◆ Dataset extract:
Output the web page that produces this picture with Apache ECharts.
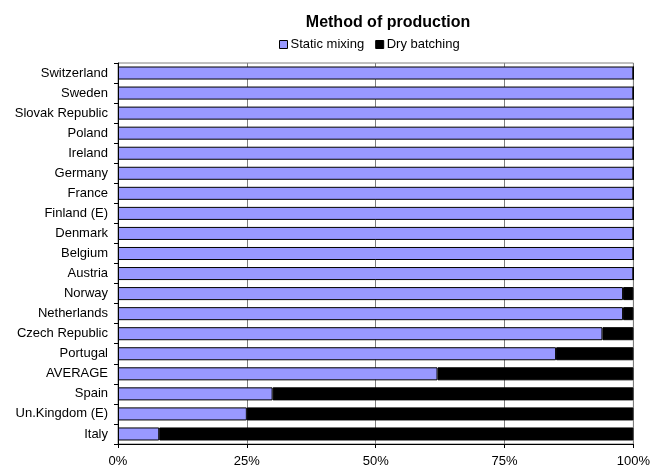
<!DOCTYPE html>
<html><head><meta charset="utf-8">
<script src="https://cdn.jsdelivr.net/npm/echarts@6/dist/echarts.min.js"></script>
<style>html,body{margin:0;padding:0;background:#fff}#c{width:653px;height:468px}</style>
</head><body><div id="c"></div>
<script>
var categories = ["Switzerland","Sweden","Slovak Republic","Poland","Ireland","Germany","France","Finland (E)","Denmark","Belgium","Austria","Norway","Netherlands","Czech Republic","Portugal","AVERAGE","Spain","Un.Kingdom (E)","Italy"];
var staticMixing = [100,100,100,100,100,100,100,100,100,100,100,98,98,94,85,62,30,25,8];
var dryBatching = [0,0,0,0,0,0,0,0,0,0,0,2,2,6,15,38,70,75,92];
var xTicks = [0,25,50,75,100];

var chart = echarts.init(document.getElementById('c'));
var font = 'Liberation Sans, Arial, sans-serif';
chart.setOption({
  animation:false,
  backgroundColor:'#fff',
  title:{text:'Method of production',left:383,top:10,textAlign:'center',
    textStyle:{fontFamily:font,fontSize:16,fontWeight:'bold',color:'#000'}},
  legend:{left:274,top:33,itemWidth:8,itemHeight:8,itemGap:11,icon:'rect',
    textStyle:{fontFamily:font,fontSize:13,color:'#000',padding:[0,0,0,-2]},
    data:[{name:'Static mixing',itemStyle:{borderColor:'#000',borderWidth:1}},{name:'Dry batching',itemStyle:{borderColor:'#000',borderWidth:1}}]},
  grid:{left:118,right:16,top:63,bottom:24,containLabel:false,show:true,borderColor:'#808080',borderWidth:1,backgroundColor:'transparent'},
  xAxis:{type:'value',min:xTicks[0],max:xTicks[xTicks.length-1],interval:25,
    axisLine:{show:true,lineStyle:{color:'#000'}},
    axisTick:{show:true,length:4,lineStyle:{color:'#000'}},
    axisLabel:{formatter:'{value}%',fontFamily:font,fontSize:13,color:'#000',margin:11},
    splitLine:{show:true,lineStyle:{color:'#808080',width:1}}},
  yAxis:{type:'category',data:categories,inverse:true,
    axisLine:{show:true,lineStyle:{color:'#000'}},
    axisTick:{show:true,length:4,lineStyle:{color:'#000'}},
    axisLabel:{fontFamily:font,fontSize:13,color:'#000',margin:10}},
  series:[
    {name:'Static mixing',type:'bar',stack:'a',data:staticMixing,barCategoryGap:'35%',
      itemStyle:{color:'#9999FF',borderColor:'#000',borderWidth:1}},
    {name:'Dry batching',type:'bar',stack:'a',data:dryBatching,barCategoryGap:'35%',
      itemStyle:{color:'#000',borderColor:'#000',borderWidth:1}}
  ]
});
</script></body></html>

◆ Task details: Repeat verbatim all the material, but not the pictures.

◆ Exercise output:
Output the web page that produces this picture with Apache ECharts.
<!DOCTYPE html>
<html><head><meta charset="utf-8">
<script src="https://cdn.jsdelivr.net/npm/echarts@6/dist/echarts.min.js"></script>
<style>html,body{margin:0;padding:0;background:#fff}#c{width:653px;height:468px}</style>
</head><body><div id="c"></div>
<script>
var categories = ["Switzerland","Sweden","Slovak Republic","Poland","Ireland","Germany","France","Finland (E)","Denmark","Belgium","Austria","Norway","Netherlands","Czech Republic","Portugal","AVERAGE","Spain","Un.Kingdom (E)","Italy"];
var staticMixing = [100,100,100,100,100,100,100,100,100,100,100,98,98,94,85,62,30,25,8];
var dryBatching = [0,0,0,0,0,0,0,0,0,0,0,2,2,6,15,38,70,75,92];
var xTicks = [0,25,50,75,100];

var chart = echarts.init(document.getElementById('c'));
var font = 'Liberation Sans, Arial, sans-serif';
chart.setOption({
  animation:false,
  backgroundColor:'#fff',
  title:{text:'Method of production',left:383,top:10,textAlign:'center',
    textStyle:{fontFamily:font,fontSize:16,fontWeight:'bold',color:'#000'}},
  legend:{left:274,top:33,itemWidth:8,itemHeight:8,itemGap:11,icon:'rect',
    textStyle:{fontFamily:font,fontSize:13,color:'#000',padding:[0,0,0,-2]},
    data:[{name:'Static mixing',itemStyle:{borderColor:'#000',borderWidth:1}},{name:'Dry batching',itemStyle:{borderColor:'#000',borderWidth:1}}]},
  grid:{left:118,right:16,top:63,bottom:24,containLabel:false,show:true,borderColor:'#808080',borderWidth:1,backgroundColor:'transparent'},
  xAxis:{type:'value',min:xTicks[0],max:xTicks[xTicks.length-1],interval:25,
    axisLine:{show:true,lineStyle:{color:'#000'}},
    axisTick:{show:true,length:4,lineStyle:{color:'#000'}},
    axisLabel:{formatter:'{value}%',fontFamily:font,fontSize:13,color:'#000',margin:11},
    splitLine:{show:true,lineStyle:{color:'#808080',width:1}}},
  yAxis:{type:'category',data:categories,inverse:true,
    axisLine:{show:true,lineStyle:{color:'#000'}},
    axisTick:{show:true,length:4,lineStyle:{color:'#000'}},
    axisLabel:{fontFamily:font,fontSize:13,color:'#000',margin:10}},
  series:[
    {name:'Static mixing',type:'bar',stack:'a',data:staticMixing,barCategoryGap:'35%',
      itemStyle:{color:'#9999FF',borderColor:'#000',borderWidth:1}},
    {name:'Dry batching',type:'bar',stack:'a',data:dryBatching,barCategoryGap:'35%',
      itemStyle:{color:'#000',borderColor:'#000',borderWidth:1}}
  ]
});
</script></body></html>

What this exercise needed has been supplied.